Stored data:
>> start

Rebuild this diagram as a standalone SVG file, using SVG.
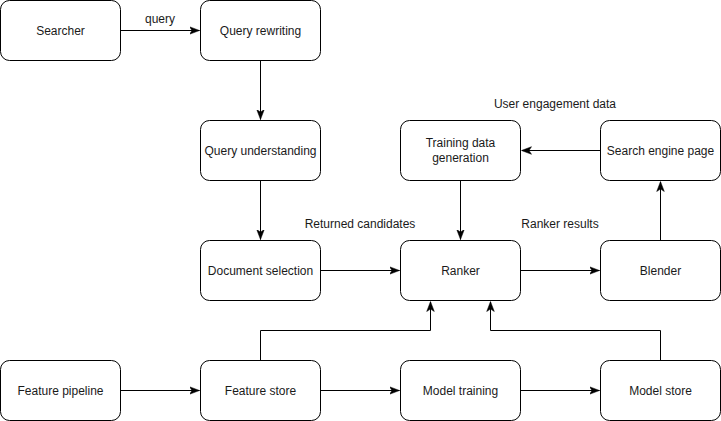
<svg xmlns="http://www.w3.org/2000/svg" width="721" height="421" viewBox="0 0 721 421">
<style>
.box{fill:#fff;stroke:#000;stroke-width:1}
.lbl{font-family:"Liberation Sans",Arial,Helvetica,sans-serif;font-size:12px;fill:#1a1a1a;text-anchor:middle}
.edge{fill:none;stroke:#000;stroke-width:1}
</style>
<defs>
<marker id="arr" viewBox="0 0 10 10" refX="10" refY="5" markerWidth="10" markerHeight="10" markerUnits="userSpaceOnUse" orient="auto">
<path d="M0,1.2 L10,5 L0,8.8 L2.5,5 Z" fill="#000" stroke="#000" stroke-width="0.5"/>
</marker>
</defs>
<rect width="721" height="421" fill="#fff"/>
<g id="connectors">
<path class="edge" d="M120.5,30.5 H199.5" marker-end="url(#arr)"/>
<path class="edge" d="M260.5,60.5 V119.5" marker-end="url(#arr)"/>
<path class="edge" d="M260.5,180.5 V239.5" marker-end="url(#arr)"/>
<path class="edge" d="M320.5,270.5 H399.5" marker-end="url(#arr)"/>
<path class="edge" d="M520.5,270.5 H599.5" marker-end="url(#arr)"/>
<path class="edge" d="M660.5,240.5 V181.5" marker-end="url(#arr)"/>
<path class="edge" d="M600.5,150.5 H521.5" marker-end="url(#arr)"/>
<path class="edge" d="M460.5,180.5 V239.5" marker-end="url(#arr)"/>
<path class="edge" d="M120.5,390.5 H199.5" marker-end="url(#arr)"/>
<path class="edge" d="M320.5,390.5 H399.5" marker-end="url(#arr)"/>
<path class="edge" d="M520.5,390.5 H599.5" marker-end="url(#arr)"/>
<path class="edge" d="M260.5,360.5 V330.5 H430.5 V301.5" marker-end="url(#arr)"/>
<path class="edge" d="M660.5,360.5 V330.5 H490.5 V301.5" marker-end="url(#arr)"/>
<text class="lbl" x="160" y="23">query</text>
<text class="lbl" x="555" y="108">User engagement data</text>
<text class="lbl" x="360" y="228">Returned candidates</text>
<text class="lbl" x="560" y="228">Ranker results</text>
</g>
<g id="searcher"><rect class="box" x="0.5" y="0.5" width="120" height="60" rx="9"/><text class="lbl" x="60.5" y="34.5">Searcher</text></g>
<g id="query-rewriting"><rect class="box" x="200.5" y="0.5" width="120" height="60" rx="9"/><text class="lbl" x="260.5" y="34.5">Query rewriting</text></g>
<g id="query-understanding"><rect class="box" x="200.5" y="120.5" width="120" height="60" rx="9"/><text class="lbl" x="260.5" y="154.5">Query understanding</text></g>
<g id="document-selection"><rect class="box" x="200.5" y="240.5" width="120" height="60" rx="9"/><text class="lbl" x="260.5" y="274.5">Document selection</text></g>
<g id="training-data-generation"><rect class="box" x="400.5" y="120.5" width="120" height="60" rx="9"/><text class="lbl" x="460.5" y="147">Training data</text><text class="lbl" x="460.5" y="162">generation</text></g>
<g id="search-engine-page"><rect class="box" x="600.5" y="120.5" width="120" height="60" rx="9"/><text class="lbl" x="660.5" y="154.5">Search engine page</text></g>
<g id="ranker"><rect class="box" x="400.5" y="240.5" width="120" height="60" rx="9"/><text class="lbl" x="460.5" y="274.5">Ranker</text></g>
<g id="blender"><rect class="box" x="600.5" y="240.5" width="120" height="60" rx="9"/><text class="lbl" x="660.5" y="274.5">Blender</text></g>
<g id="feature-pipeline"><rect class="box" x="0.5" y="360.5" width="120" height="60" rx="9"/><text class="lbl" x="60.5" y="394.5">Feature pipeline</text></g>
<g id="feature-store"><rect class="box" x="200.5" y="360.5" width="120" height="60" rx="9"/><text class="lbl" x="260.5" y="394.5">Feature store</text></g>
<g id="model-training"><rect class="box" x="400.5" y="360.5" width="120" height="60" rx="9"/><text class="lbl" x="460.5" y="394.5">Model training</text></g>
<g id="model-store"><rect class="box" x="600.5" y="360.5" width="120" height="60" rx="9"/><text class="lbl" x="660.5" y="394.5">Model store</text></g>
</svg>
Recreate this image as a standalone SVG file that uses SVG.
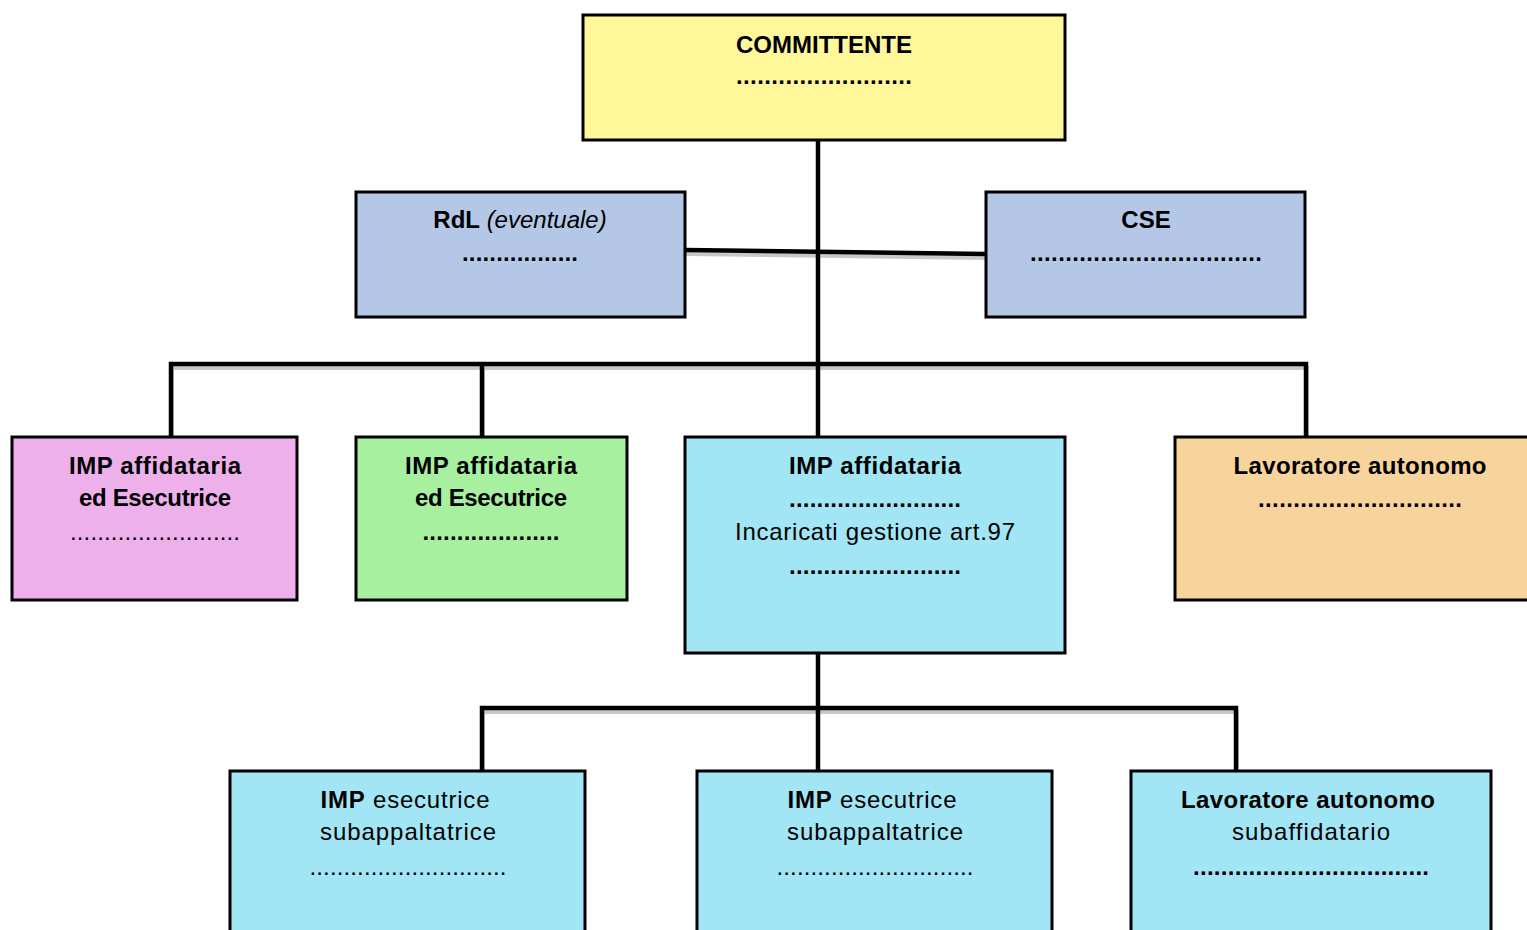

>> end

- Exercise goal -
Make a word-for-word copy of the entries, without any pictures.

- Reply -
Rebuild this diagram as a standalone SVG file, using SVG.
<svg xmlns="http://www.w3.org/2000/svg" width="721" height="421" viewBox="0 0 721 421">
<style>
.box{fill:#fff;stroke:#000;stroke-width:1}
.lbl{font-family:"Liberation Sans",Arial,Helvetica,sans-serif;font-size:12px;fill:#1a1a1a;text-anchor:middle}
.edge{fill:none;stroke:#000;stroke-width:1}
</style>
<defs>
<marker id="arr" viewBox="0 0 10 10" refX="10" refY="5" markerWidth="10" markerHeight="10" markerUnits="userSpaceOnUse" orient="auto">
<path d="M0,1.2 L10,5 L0,8.8 L2.5,5 Z" fill="#000" stroke="#000" stroke-width="0.5"/>
</marker>
</defs>
<rect width="721" height="421" fill="#fff"/>
<g id="connectors">
<path class="edge" d="M120.5,30.5 H199.5" marker-end="url(#arr)"/>
<path class="edge" d="M260.5,60.5 V119.5" marker-end="url(#arr)"/>
<path class="edge" d="M260.5,180.5 V239.5" marker-end="url(#arr)"/>
<path class="edge" d="M320.5,270.5 H399.5" marker-end="url(#arr)"/>
<path class="edge" d="M520.5,270.5 H599.5" marker-end="url(#arr)"/>
<path class="edge" d="M660.5,240.5 V181.5" marker-end="url(#arr)"/>
<path class="edge" d="M600.5,150.5 H521.5" marker-end="url(#arr)"/>
<path class="edge" d="M460.5,180.5 V239.5" marker-end="url(#arr)"/>
<path class="edge" d="M120.5,390.5 H199.5" marker-end="url(#arr)"/>
<path class="edge" d="M320.5,390.5 H399.5" marker-end="url(#arr)"/>
<path class="edge" d="M520.5,390.5 H599.5" marker-end="url(#arr)"/>
<path class="edge" d="M260.5,360.5 V330.5 H430.5 V301.5" marker-end="url(#arr)"/>
<path class="edge" d="M660.5,360.5 V330.5 H490.5 V301.5" marker-end="url(#arr)"/>
<text class="lbl" x="160" y="23">query</text>
<text class="lbl" x="555" y="108">User engagement data</text>
<text class="lbl" x="360" y="228">Returned candidates</text>
<text class="lbl" x="560" y="228">Ranker results</text>
</g>
<g id="searcher"><rect class="box" x="0.5" y="0.5" width="120" height="60" rx="9"/><text class="lbl" x="60.5" y="34.5">Searcher</text></g>
<g id="query-rewriting"><rect class="box" x="200.5" y="0.5" width="120" height="60" rx="9"/><text class="lbl" x="260.5" y="34.5">Query rewriting</text></g>
<g id="query-understanding"><rect class="box" x="200.5" y="120.5" width="120" height="60" rx="9"/><text class="lbl" x="260.5" y="154.5">Query understanding</text></g>
<g id="document-selection"><rect class="box" x="200.5" y="240.5" width="120" height="60" rx="9"/><text class="lbl" x="260.5" y="274.5">Document selection</text></g>
<g id="training-data-generation"><rect class="box" x="400.5" y="120.5" width="120" height="60" rx="9"/><text class="lbl" x="460.5" y="147">Training data</text><text class="lbl" x="460.5" y="162">generation</text></g>
<g id="search-engine-page"><rect class="box" x="600.5" y="120.5" width="120" height="60" rx="9"/><text class="lbl" x="660.5" y="154.5">Search engine page</text></g>
<g id="ranker"><rect class="box" x="400.5" y="240.5" width="120" height="60" rx="9"/><text class="lbl" x="460.5" y="274.5">Ranker</text></g>
<g id="blender"><rect class="box" x="600.5" y="240.5" width="120" height="60" rx="9"/><text class="lbl" x="660.5" y="274.5">Blender</text></g>
<g id="feature-pipeline"><rect class="box" x="0.5" y="360.5" width="120" height="60" rx="9"/><text class="lbl" x="60.5" y="394.5">Feature pipeline</text></g>
<g id="feature-store"><rect class="box" x="200.5" y="360.5" width="120" height="60" rx="9"/><text class="lbl" x="260.5" y="394.5">Feature store</text></g>
<g id="model-training"><rect class="box" x="400.5" y="360.5" width="120" height="60" rx="9"/><text class="lbl" x="460.5" y="394.5">Model training</text></g>
<g id="model-store"><rect class="box" x="600.5" y="360.5" width="120" height="60" rx="9"/><text class="lbl" x="660.5" y="394.5">Model store</text></g>
</svg>
Recreate this image as a standalone SVG file that uses SVG.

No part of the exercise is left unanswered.